===== Raw data

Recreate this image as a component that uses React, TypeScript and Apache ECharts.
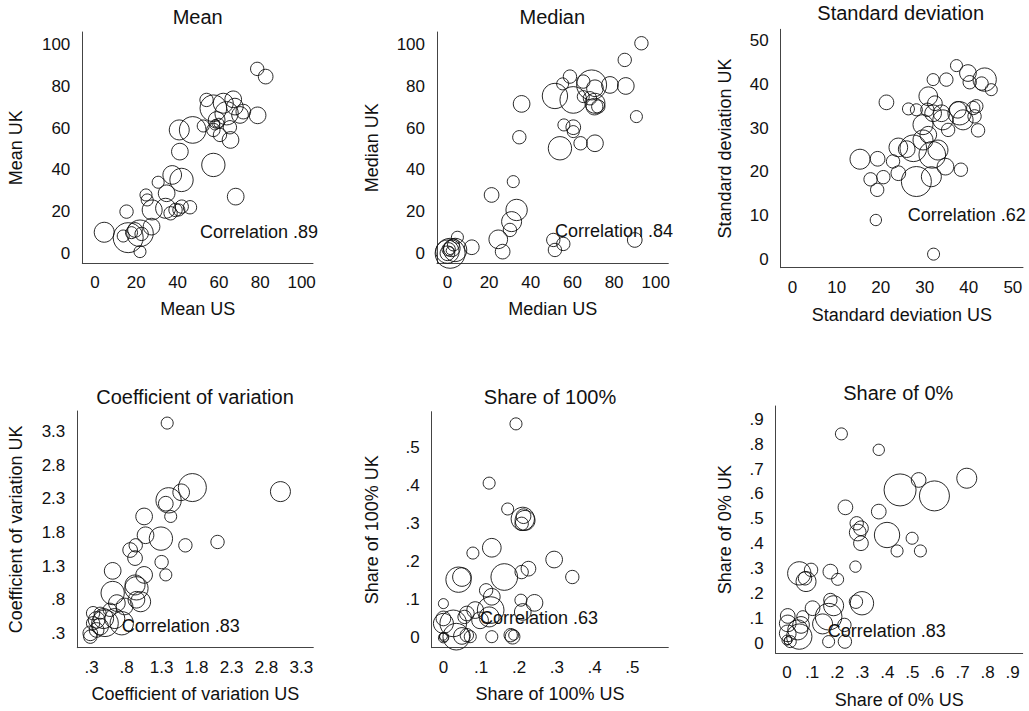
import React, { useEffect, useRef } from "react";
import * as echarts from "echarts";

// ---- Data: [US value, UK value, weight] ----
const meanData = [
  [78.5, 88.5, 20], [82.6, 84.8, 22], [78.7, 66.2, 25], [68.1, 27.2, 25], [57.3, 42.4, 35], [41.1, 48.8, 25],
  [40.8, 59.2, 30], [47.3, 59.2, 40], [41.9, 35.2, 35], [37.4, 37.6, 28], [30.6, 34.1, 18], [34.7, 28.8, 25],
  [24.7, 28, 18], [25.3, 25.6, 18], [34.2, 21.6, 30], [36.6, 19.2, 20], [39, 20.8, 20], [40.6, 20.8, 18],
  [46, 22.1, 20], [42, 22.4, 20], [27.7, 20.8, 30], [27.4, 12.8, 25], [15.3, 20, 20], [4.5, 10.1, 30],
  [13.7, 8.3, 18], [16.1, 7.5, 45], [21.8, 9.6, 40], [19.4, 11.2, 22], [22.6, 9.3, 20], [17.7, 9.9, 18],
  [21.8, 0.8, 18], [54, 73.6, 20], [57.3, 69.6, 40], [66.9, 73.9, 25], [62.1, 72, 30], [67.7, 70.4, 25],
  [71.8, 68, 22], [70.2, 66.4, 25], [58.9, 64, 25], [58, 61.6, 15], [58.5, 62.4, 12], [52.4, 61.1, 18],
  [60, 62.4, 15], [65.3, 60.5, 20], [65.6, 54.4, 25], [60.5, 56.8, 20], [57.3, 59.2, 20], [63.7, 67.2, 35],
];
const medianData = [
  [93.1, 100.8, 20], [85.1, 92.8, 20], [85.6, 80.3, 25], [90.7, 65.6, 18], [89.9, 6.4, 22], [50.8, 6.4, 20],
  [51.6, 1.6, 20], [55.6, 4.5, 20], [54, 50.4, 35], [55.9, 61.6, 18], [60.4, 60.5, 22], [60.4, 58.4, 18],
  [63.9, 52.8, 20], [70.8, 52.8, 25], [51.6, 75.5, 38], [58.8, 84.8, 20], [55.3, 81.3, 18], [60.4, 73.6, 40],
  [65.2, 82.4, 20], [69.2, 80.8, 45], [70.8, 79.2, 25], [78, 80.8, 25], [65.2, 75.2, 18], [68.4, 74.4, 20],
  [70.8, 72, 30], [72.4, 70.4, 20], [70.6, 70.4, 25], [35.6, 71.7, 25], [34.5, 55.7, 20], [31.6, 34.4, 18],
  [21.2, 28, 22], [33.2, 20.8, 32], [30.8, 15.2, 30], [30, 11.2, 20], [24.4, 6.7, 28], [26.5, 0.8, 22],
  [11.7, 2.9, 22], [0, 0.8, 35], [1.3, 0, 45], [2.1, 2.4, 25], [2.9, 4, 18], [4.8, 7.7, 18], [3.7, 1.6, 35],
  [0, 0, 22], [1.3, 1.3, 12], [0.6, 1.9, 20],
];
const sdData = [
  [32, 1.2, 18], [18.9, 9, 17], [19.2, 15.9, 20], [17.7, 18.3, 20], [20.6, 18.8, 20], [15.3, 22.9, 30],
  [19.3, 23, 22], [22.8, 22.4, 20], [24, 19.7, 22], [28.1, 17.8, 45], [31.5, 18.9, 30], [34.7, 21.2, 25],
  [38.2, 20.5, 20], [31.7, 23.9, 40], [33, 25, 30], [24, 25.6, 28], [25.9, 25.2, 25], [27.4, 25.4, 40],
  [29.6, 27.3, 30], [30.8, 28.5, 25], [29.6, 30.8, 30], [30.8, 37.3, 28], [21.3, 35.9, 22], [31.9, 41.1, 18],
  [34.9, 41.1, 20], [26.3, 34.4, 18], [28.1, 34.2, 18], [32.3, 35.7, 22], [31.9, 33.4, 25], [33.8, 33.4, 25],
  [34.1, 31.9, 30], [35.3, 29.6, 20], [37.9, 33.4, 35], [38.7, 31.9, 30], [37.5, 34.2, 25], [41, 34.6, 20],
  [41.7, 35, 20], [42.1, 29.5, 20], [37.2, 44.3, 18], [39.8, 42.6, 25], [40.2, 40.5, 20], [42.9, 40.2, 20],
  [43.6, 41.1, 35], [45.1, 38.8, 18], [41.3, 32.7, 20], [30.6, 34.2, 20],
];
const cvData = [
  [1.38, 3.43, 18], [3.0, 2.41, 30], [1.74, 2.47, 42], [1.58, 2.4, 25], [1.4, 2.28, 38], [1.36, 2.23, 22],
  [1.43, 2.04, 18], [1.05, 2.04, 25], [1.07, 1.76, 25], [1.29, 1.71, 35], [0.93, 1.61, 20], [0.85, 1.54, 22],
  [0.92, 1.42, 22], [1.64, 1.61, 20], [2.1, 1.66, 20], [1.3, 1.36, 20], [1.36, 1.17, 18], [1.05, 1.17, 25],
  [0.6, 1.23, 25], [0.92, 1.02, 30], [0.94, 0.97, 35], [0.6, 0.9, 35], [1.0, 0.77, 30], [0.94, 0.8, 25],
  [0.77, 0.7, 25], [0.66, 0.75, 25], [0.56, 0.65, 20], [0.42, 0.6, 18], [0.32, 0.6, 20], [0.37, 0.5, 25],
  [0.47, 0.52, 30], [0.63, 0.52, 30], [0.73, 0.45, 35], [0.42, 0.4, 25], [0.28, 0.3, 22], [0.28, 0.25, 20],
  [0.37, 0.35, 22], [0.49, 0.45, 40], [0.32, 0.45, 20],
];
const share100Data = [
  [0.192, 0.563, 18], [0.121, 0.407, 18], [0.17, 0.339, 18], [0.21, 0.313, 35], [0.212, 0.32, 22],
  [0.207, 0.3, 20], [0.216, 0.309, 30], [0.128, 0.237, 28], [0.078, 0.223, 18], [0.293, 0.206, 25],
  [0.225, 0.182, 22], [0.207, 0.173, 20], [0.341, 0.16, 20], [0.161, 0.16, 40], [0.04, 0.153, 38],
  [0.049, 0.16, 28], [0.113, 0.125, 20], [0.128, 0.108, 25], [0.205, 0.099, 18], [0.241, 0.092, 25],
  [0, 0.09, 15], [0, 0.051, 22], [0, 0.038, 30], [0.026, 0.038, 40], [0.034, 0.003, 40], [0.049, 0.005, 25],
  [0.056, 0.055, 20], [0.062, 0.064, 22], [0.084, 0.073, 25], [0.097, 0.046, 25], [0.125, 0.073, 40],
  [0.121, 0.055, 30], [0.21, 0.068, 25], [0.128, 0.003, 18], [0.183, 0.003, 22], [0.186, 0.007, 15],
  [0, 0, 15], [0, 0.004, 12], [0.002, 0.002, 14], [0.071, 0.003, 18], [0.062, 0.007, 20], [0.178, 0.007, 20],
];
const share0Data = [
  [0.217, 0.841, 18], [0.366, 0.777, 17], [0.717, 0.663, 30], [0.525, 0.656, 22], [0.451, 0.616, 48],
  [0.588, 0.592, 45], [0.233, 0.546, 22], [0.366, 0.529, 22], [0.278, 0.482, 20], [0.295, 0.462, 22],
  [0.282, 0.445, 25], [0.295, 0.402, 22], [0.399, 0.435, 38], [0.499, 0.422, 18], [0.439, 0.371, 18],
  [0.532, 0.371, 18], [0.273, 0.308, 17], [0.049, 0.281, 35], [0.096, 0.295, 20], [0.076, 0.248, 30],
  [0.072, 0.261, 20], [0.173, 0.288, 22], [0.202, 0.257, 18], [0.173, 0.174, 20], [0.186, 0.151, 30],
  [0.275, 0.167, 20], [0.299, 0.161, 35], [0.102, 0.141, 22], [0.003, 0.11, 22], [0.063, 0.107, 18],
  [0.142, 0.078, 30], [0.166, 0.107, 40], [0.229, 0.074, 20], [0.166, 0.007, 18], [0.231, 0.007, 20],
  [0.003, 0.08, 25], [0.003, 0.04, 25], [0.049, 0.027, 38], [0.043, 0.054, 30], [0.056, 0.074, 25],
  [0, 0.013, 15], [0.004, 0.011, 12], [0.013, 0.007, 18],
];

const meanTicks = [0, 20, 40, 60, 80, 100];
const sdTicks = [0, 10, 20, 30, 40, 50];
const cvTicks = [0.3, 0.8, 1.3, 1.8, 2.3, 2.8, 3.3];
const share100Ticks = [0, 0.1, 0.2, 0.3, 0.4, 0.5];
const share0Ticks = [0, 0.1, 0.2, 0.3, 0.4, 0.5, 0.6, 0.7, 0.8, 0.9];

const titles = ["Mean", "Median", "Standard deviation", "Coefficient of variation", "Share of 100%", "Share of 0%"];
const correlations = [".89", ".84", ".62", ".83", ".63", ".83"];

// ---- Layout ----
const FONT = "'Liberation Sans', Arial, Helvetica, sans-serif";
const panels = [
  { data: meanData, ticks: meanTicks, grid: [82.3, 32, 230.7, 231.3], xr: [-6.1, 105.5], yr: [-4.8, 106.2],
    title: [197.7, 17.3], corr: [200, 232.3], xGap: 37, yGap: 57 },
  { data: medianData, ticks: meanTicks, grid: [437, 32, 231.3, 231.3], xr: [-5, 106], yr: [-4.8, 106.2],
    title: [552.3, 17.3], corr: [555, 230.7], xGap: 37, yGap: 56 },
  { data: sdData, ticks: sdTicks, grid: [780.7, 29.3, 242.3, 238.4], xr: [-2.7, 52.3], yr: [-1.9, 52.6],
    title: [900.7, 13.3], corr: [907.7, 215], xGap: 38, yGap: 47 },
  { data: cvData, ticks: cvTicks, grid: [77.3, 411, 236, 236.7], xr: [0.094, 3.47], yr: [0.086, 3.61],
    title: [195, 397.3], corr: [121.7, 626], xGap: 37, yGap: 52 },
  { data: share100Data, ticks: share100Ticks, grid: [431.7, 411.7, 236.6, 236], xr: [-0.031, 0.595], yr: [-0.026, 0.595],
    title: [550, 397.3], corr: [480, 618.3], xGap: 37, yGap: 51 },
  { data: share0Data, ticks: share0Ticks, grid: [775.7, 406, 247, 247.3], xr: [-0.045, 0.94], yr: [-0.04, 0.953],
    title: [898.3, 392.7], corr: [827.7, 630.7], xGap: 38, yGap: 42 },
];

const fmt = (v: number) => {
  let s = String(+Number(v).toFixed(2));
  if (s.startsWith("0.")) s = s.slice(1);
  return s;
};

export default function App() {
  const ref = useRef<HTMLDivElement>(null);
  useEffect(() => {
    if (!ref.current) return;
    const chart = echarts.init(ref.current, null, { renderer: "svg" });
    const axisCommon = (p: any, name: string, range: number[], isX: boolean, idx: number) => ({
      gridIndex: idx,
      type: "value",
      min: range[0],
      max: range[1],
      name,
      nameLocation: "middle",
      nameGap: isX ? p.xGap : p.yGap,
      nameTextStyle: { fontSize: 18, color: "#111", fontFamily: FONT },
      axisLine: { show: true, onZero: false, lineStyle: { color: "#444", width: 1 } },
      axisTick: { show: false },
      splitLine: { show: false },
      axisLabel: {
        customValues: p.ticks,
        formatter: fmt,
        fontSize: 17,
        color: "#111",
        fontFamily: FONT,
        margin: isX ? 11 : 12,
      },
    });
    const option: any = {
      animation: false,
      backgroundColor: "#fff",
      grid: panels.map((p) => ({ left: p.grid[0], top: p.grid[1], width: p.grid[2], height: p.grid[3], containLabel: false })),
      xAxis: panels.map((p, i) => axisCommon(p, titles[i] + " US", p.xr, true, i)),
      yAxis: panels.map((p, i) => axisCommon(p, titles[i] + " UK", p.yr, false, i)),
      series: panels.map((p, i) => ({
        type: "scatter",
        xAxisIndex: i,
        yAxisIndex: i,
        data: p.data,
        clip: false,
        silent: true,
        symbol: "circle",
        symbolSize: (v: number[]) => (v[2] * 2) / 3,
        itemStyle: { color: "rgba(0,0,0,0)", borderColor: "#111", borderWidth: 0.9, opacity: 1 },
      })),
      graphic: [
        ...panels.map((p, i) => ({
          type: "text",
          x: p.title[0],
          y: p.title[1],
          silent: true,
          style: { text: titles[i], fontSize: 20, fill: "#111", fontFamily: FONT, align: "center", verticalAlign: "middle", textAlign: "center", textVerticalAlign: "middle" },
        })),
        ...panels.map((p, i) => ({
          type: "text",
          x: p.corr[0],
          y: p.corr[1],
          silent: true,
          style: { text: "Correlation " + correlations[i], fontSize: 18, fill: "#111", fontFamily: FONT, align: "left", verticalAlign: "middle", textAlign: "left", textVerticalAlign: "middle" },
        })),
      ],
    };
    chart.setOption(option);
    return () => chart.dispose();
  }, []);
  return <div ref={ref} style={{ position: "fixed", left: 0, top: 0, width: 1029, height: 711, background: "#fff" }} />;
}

==========

Pick out every line holding the string "React" and return it.

Recreate this image as a component that uses React, TypeScript and Apache ECharts.
import React, { useEffect, useRef } from "react";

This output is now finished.